O comentário é de Peter Anderson, publicado em Il Sismografo, 09-09-2022. A tradução é de Moisés Sbardelotto.
O metropolita Anthony de Volokolamsk, presidente do Departamento de Relações Exteriores do Patriarcado de Moscou e chefe da delegação do patriarcado na assembleia, emitiu um comentário (disponível em inglês aqui) de que o patriarcado não poderia votar apoiando a declaração. No entanto, ele afirmou que o patriarcado via com “otimismo cauteloso” a posição do CMI, que “se recusou a levantar quaisquer acusações contra a Igreja Ortodoxa Russa e reconheceu a importância de sua missão humanitária em grande escala realizada com a bênção de Sua Santidade o Patriarca Kirill de Moscou e de toda a Rus’, para apoiar os refugiados e as pessoas afetadas pelo conflito”.

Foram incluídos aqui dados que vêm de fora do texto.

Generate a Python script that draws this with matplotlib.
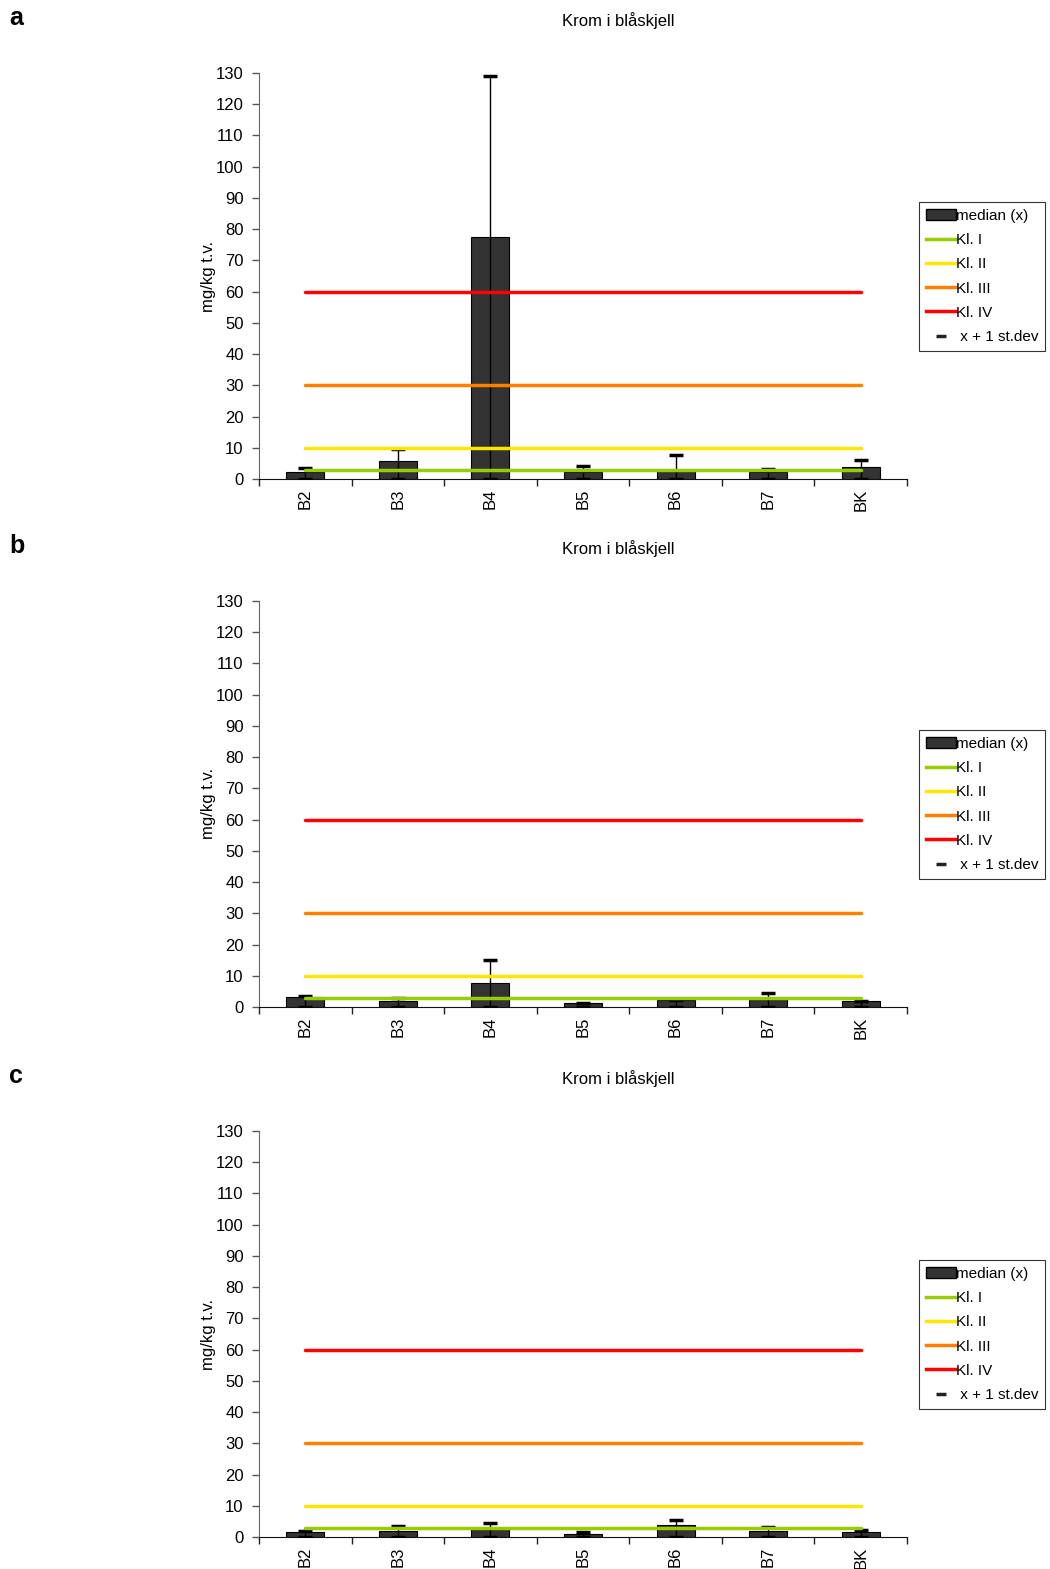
import matplotlib
matplotlib.use("Agg")
import matplotlib.pyplot as plt
from matplotlib.lines import Line2D
from matplotlib.patches import Patch

plt.rcParams["font.family"] = ["Liberation Sans", "DejaVu Sans"]

stations = ["B2", "B3", "B4", "B5", "B6", "B7", "BK"]

# median (x) og x + 1 st.dev per panel
median_a = [2.1, 5.9, 77.5, 2.3, 2.5, 2.1, 3.7]
upper_a = [3.5, 9.6, 129.0, 4.1, 7.8, 3.3, 6.1]
median_b = [3.3, 1.8, 7.6, 1.3, 2.1, 2.6, 1.8]
upper_b = [3.4, 2.9, 14.9, 1.4, 2.4, 4.5, 1.9]
median_c = [1.7, 1.8, 2.6, 0.95, 3.8, 2.0, 1.6]
upper_c = [1.8, 3.4, 4.6, 1.7, 5.6, 3.1, 2.1]

# klassegrenser
class_names = ["Kl. I", "Kl. II", "Kl. III", "Kl. IV"]
class_limits = [3, 10, 30, 60]
class_colors = ["#99CC00", "#FFE600", "#FF8000", "#FF0000"]

panels = [
    ("a", median_a, upper_a, 479),
    ("b", median_b, upper_b, 1007),
    ("c", median_c, upper_c, 1537),
]

W, H = 1050, 1569
fig = plt.figure(figsize=(W / 100, H / 100), dpi=100)

for letter, med, up, y0 in panels:
    ax = fig.add_axes([259 / W, 1 - y0 / H, 648 / W, 406 / H])
    x = list(range(len(stations)))
    ax.bar(x, med, width=0.41, color="#333333", edgecolor="#000000", linewidth=0.8, zorder=2)
    ax.errorbar(x, [0] * len(x), yerr=[[0] * len(x), up], fmt="none",
                ecolor="#000000", elinewidth=1.0, capsize=5, capthick=2.5, zorder=3)
    for lim, col in zip(class_limits, class_colors):
        ax.plot([0, len(stations) - 1], [lim, lim], color=col, linewidth=2.5, zorder=4,
                solid_capstyle="round")

    ax.set_xlim(-0.5, len(stations) - 0.5)
    ax.set_ylim(0, 130)
    ax.set_yticks(range(0, 131, 10))
    ax.set_xticks(x)
    ax.set_xticklabels(stations, rotation=90)
    ax.set_xticks([i - 0.5 for i in range(len(stations) + 1)], minor=True)
    ax.tick_params(axis="x", which="major", length=0, pad=7, labelsize=12)
    ax.tick_params(axis="x", which="minor", length=5, width=1, color="#222222")
    ax.tick_params(axis="y", length=5, width=1, color="#555555", labelsize=12, pad=6)
    for s in ["top", "right"]:
        ax.spines[s].set_visible(False)
    ax.spines["left"].set_color("#666666")
    ax.spines["bottom"].set_color("#111111")
    ax.set_ylabel("mg/kg t.v.", fontsize=12, labelpad=0)

    fig.text(618 / W, 1 - (y0 - 458) / H, "Krom i blåskjell", ha="center", va="center", fontsize=12)
    fig.text(9 / W, 1 - (y0 - 461) / H, letter, ha="left", va="center", fontsize=18, fontweight="bold")

    handles = [Patch(facecolor="#333333", edgecolor="#000000", label="median (x)")]
    for name, col in zip(class_names, class_colors):
        handles.append(Line2D([], [], color=col, linewidth=2.5, label=name))
    handles.append(Line2D([], [], color="#222222", marker="_", markersize=7, markeredgewidth=2.5,
                          linestyle="none", label=" x + 1 st.dev"))
    leg = fig.legend(handles=handles, loc="upper left",
                     bbox_to_anchor=(919 / W, 1 - (y0 - 277) / H),
                     fontsize=11, frameon=True, fancybox=False, edgecolor="#000000",
                     handlelength=1.95, handletextpad=0.0, labelspacing=0.67,
                     borderpad=0.45, borderaxespad=0)
    leg.get_frame().set_linewidth(0.8)

fig.savefig("out.png", dpi=100)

O Metropolita Anthony também afirmou que, embora o documento permaneça “consideravelmente politizado”, a discussão, que ocorreu durante a assembleia, “pode se tornar para o CMI um ponto de partida para um estudo objetivo e sem preconceitos das causas do conflito de longa data na Ucrânia, assim como para os esforços subsequentes de pacificação”. Eu ainda não vi nenhum comentário oficial da Igreja Ortodoxa da Ucrânia (OCU) ou da Igreja Ortodoxa Ucraniana (UOC) sobre a declaração do CMI.
A respeito disso, o teólogo e comentarista ortodoxo, o Arquimandrita Cyril Hovorun, fez uma observação interessante em sua página no Facebook (disponível aqui). Ele afirma que o Patriarcado de Moscou poderia ter votado contra a declaração, com o resultado de que o texto teria sido derrotado por causa da exigência de consenso. No entanto, ele argumenta que o patriarcado não o fez, pois isso resultaria em um constrangimento para a liderança do CMI, que resistiu a grandes pressões para excluir o patriarcado do CMI. Na minha opinião, é possível que o Patriarcado de Moscou tenha simplesmente se abstido de votar em vez de votar a favor ou contra a declaração.

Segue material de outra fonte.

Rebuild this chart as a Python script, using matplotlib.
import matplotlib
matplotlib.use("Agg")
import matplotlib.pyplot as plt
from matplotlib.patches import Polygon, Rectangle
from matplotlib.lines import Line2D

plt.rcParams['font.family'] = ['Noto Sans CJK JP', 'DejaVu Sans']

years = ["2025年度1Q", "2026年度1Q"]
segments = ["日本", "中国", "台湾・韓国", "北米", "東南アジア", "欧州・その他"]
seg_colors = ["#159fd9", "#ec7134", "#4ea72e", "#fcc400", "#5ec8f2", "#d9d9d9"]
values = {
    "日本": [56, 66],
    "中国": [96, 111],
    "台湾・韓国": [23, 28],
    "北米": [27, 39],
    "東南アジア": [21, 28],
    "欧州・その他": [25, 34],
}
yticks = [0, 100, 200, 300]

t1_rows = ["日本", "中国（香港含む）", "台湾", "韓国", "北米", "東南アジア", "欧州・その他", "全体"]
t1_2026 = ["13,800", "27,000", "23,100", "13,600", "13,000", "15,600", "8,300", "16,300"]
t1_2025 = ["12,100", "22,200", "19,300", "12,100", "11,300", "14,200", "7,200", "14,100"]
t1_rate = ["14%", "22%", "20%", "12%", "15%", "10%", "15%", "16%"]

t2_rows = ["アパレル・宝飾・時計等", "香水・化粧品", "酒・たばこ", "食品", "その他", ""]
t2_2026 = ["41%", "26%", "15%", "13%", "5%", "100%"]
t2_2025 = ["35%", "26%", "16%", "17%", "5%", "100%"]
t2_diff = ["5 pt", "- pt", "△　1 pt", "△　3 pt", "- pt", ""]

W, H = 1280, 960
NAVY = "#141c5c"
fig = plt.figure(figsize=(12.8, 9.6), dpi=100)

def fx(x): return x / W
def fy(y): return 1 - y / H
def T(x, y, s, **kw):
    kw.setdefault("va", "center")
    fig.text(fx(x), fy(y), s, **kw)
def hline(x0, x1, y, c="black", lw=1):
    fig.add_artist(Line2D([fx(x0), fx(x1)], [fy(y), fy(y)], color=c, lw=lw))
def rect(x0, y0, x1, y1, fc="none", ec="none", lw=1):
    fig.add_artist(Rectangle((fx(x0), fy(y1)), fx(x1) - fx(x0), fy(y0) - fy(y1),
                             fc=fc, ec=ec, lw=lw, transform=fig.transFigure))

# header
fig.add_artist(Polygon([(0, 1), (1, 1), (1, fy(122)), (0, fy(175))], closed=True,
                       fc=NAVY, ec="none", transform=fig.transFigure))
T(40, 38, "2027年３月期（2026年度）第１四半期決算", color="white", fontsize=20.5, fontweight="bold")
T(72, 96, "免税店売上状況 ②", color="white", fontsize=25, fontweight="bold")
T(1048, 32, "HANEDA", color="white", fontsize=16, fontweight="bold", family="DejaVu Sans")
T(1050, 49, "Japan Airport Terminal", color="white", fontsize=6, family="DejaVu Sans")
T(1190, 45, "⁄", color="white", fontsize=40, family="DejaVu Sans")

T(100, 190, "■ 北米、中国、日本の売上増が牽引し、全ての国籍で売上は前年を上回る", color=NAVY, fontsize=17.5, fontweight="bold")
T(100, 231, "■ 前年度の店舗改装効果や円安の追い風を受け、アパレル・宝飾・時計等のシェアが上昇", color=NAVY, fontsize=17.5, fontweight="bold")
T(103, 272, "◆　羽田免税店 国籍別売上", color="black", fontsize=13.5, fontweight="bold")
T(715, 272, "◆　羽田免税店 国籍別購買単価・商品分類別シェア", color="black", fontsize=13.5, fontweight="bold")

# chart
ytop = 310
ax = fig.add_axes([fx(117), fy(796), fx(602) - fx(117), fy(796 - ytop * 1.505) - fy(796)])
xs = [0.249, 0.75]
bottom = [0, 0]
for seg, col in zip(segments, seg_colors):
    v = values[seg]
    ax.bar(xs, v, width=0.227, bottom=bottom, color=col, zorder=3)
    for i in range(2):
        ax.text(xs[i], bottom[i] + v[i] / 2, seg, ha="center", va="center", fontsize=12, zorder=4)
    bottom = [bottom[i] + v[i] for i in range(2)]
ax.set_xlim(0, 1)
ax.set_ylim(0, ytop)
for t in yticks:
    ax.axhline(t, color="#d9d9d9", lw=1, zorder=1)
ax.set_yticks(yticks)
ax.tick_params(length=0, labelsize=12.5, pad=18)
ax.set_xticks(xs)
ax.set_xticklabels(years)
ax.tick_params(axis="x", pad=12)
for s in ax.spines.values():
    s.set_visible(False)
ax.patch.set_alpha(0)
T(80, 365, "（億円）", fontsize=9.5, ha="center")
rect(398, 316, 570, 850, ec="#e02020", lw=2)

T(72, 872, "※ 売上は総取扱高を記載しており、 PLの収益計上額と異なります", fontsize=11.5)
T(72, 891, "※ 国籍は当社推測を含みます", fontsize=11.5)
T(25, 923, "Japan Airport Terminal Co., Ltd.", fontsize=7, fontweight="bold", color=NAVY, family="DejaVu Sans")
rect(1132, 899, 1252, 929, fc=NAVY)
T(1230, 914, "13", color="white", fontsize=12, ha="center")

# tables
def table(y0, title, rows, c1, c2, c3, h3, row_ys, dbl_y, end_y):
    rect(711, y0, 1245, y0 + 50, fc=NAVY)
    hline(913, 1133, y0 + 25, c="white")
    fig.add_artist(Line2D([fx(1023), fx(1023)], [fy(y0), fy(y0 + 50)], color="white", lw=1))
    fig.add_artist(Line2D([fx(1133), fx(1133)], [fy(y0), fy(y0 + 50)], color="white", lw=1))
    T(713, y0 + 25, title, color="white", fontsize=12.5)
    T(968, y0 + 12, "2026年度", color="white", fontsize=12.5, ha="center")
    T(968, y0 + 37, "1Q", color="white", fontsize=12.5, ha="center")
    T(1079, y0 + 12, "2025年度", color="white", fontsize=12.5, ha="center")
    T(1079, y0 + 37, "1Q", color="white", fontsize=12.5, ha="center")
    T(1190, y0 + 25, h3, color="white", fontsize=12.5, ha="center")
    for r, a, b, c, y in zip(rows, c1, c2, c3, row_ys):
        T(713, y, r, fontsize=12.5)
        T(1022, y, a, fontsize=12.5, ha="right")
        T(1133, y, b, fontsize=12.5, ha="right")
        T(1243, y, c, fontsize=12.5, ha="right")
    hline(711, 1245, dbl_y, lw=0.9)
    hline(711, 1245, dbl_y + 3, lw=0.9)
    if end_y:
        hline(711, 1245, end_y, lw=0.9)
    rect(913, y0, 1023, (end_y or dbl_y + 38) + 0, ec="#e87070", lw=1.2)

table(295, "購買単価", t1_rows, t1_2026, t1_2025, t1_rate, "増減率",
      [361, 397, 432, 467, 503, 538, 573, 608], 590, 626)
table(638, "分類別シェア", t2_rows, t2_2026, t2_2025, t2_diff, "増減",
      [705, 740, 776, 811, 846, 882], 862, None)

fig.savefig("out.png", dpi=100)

Antes de 8 de setembro, houve uma série de eventos na assembleia sobre a Ucrânia. No dia 2 de setembro, houve uma sessão plenária temática relacionada à paz na Europa e especialmente na Ucrânia. Um vídeo de toda essa plenária pode ser assistido em inglês aqui. O Pe. Ioan Sauca (Patriarcado Romeno), secretário geral interino do CMI, fez alguns comentários introdutórios. Ele relatou que tinha estudantes ortodoxos tanto da OCU quanto da UOC no Bossey Ecumenical Institute. Ele decidiu convidá-los para se encontrarem com ele em um restaurante para comer uma pizza e tomar uma cerveja. Todos foram. Ele disse que não viu quaisquer divisões ou animosidades. Ao invés disso, eles se divertiram e cantaram hinos ucranianos juntos. Nessa introdução, o Pe. Ioan também afirmou que uma Igreja ucraniana (OCU) solicitou a adesão ao CMI e outra (UOC) está avaliando isso. Ele disse que não é um profeta, mas afirmou que pode haver duas Igrejas ortodoxas ucranianas no CMI. O Pe. Ioan então concluiu: “Peço a Deus que um dia haja um membro único da Igreja e que haja uma única Igreja Ortodoxa na Ucrânia”.

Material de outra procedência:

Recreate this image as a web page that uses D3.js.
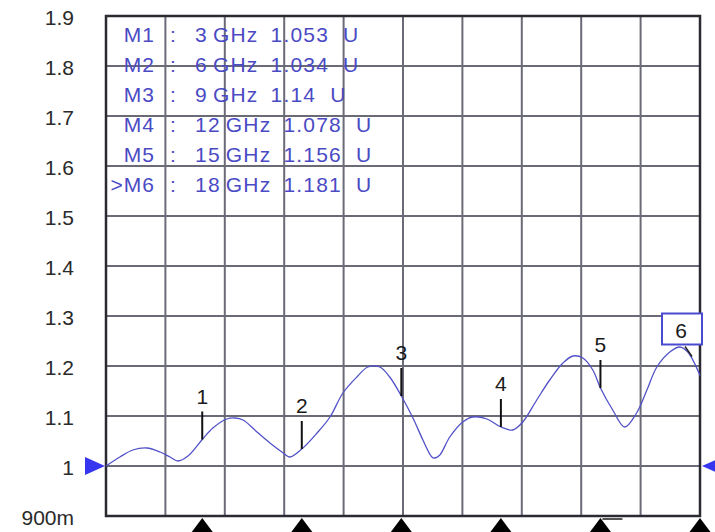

Mais tarde, nessa mesma plenária temática, o arcebispo Yevstratiy (Zoria), chefe da delegação de observadores da OCU na assembleia e principal porta-voz da OCU, fez uma apresentação sobre a situação na Ucrânia (no vídeo, a partir de 37:36). Ele foi seguido por um representante da UOC, Dr. Sergii Bortnyk, professor da Academia Teológica de Kiev e diretor da Academic Initiative Charitable Foundation for Academic Theology in Ukraine (no vídeo, a partir de 47:25).
Ninguém do Patriarcado de Moscou falou como parte do painel (aparentemente eles não foram convidados a fazer isso). O Dr. Bortnyk afirmou que nossos “inimigos” estão tentando nos tornar parte da Rússia novamente e enfatizou a declaração da UOC de maio a respeito da independência completa da UOC em relação ao Patriarcado de Moscou. Ele falou sobre a atividade humanitária da UOC na situação de guerra. Ele expressou a esperança de que, após o fim da guerra, a UOC possa se comunicar mais com outras Igrejas do mundo, incluindo membros do CMI.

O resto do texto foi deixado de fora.